**Directions**
Restate the data exactly as given and keep the pictures out.

**Dataset content**
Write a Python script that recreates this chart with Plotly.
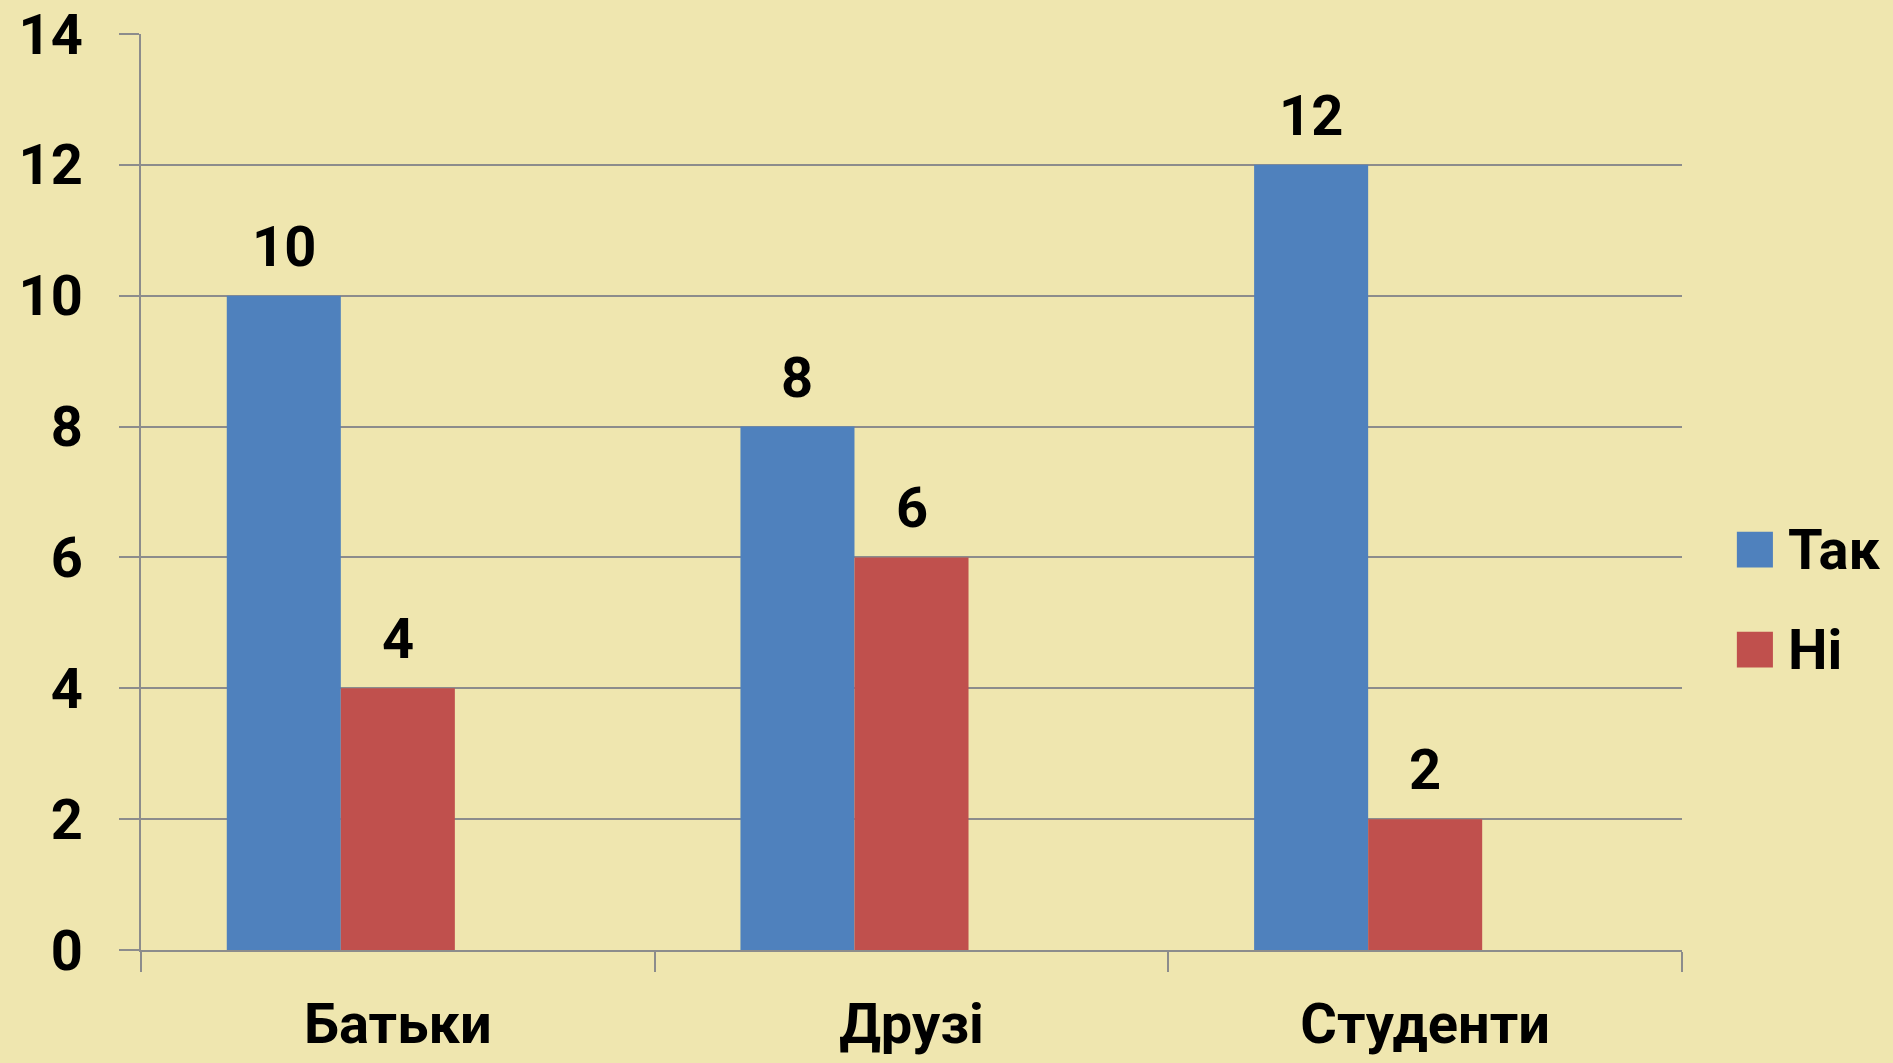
import plotly.graph_objects as go

categories = ["Батьки", "Друзі", "Студенти"]
series_names = ["Так", "Ні"]
values_tak = [10, 8, 12]
values_ni = [4, 6, 2]
y_ticks = [0, 2, 4, 6, 8, 10, 12, 14]

BG = "#EFE6AF"
BLUE = "#4F81BD"
RED = "#C0504D"
GRID = "#8C8C8C"
FONT = "Roboto, 'Open Sans', sans-serif"
FS = 56

idx = list(range(len(categories)))
W = 0.222
offsets = [-0.333, -0.111]
series = [values_tak, values_ni]
colors = [BLUE, RED]

fig = go.Figure()
for name, vals, col, off in zip(series_names, series, colors, offsets):
    fig.add_trace(go.Bar(
        x=categories, y=vals, name=name, marker=dict(color=col, line=dict(width=0)),
        width=W, offset=off, showlegend=False,
    ))
    for i, v in zip(idx, vals):
        fig.add_annotation(
            x=i + off + W / 2, y=v, xref="x", yref="y", text=str(v),
            showarrow=False, yanchor="bottom", yshift=14,
            font=dict(family=FONT, size=FS, color="black", weight="bold"),
        )

# custom legend (large squares as in the reference)
leg_y = [0.437, 0.328]
for name, col, ly in zip(series_names, colors, leg_y):
    fig.add_shape(type="rect", xref="paper", yref="paper",
                  x0=1.0356, x1=1.059, y0=ly - 0.0195, y1=ly + 0.0195,
                  fillcolor=col, line=dict(width=0))
    fig.add_annotation(xref="paper", yref="paper", x=1.0678, y=ly, text=name,
                       showarrow=False, xanchor="left", yanchor="middle",
                       font=dict(family=FONT, size=FS, color="black", weight="bold"))

fig.update_layout(
    width=1893, height=1063,
    paper_bgcolor=BG, plot_bgcolor=BG,
    margin=dict(l=141, r=211, t=34, b=113, autoexpand=False),
    barmode="overlay",
    showlegend=False,
    font=dict(family=FONT, size=FS, color="black"),
)
fig.update_xaxes(
    type="category", categoryorder="array", categoryarray=categories,
    range=[-0.5, 2.5], showline=True, linecolor=GRID, linewidth=2,
    ticks="outside", ticklen=20, tickwidth=2, tickcolor=GRID,
    tickson="boundaries", showgrid=False, zeroline=False, automargin=False,
    tickfont=dict(family=FONT, size=FS, color="black", weight="bold"),
    ticklabelstandoff=24,
)
fig.update_yaxes(
    range=[0, 14], tickvals=y_ticks, showline=True, linecolor=GRID, linewidth=2,
    ticks="outside", ticklen=20, tickwidth=2, tickcolor=GRID,
    showgrid=True, gridcolor=GRID, gridwidth=2, zeroline=False, automargin=False,
    tickfont=dict(family=FONT, size=FS, color="black", weight="bold"),
    ticklabelstandoff=25,
)

fig.write_html("out.html", config={"displayModeBar": False},
               post_script="document.body.style.margin='0';")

**Solution**
Write a Python script that recreates this chart with Plotly.
import plotly.graph_objects as go

categories = ["Батьки", "Друзі", "Студенти"]
series_names = ["Так", "Ні"]
values_tak = [10, 8, 12]
values_ni = [4, 6, 2]
y_ticks = [0, 2, 4, 6, 8, 10, 12, 14]

BG = "#EFE6AF"
BLUE = "#4F81BD"
RED = "#C0504D"
GRID = "#8C8C8C"
FONT = "Roboto, 'Open Sans', sans-serif"
FS = 56

idx = list(range(len(categories)))
W = 0.222
offsets = [-0.333, -0.111]
series = [values_tak, values_ni]
colors = [BLUE, RED]

fig = go.Figure()
for name, vals, col, off in zip(series_names, series, colors, offsets):
    fig.add_trace(go.Bar(
        x=categories, y=vals, name=name, marker=dict(color=col, line=dict(width=0)),
        width=W, offset=off, showlegend=False,
    ))
    for i, v in zip(idx, vals):
        fig.add_annotation(
            x=i + off + W / 2, y=v, xref="x", yref="y", text=str(v),
            showarrow=False, yanchor="bottom", yshift=14,
            font=dict(family=FONT, size=FS, color="black", weight="bold"),
        )

# custom legend (large squares as in the reference)
leg_y = [0.437, 0.328]
for name, col, ly in zip(series_names, colors, leg_y):
    fig.add_shape(type="rect", xref="paper", yref="paper",
                  x0=1.0356, x1=1.059, y0=ly - 0.0195, y1=ly + 0.0195,
                  fillcolor=col, line=dict(width=0))
    fig.add_annotation(xref="paper", yref="paper", x=1.0678, y=ly, text=name,
                       showarrow=False, xanchor="left", yanchor="middle",
                       font=dict(family=FONT, size=FS, color="black", weight="bold"))

fig.update_layout(
    width=1893, height=1063,
    paper_bgcolor=BG, plot_bgcolor=BG,
    margin=dict(l=141, r=211, t=34, b=113, autoexpand=False),
    barmode="overlay",
    showlegend=False,
    font=dict(family=FONT, size=FS, color="black"),
)
fig.update_xaxes(
    type="category", categoryorder="array", categoryarray=categories,
    range=[-0.5, 2.5], showline=True, linecolor=GRID, linewidth=2,
    ticks="outside", ticklen=20, tickwidth=2, tickcolor=GRID,
    tickson="boundaries", showgrid=False, zeroline=False, automargin=False,
    tickfont=dict(family=FONT, size=FS, color="black", weight="bold"),
    ticklabelstandoff=24,
)
fig.update_yaxes(
    range=[0, 14], tickvals=y_ticks, showline=True, linecolor=GRID, linewidth=2,
    ticks="outside", ticklen=20, tickwidth=2, tickcolor=GRID,
    showgrid=True, gridcolor=GRID, gridwidth=2, zeroline=False, automargin=False,
    tickfont=dict(family=FONT, size=FS, color="black", weight="bold"),
    ticklabelstandoff=25,
)

fig.write_html("out.html", config={"displayModeBar": False},
               post_script="document.body.style.margin='0';")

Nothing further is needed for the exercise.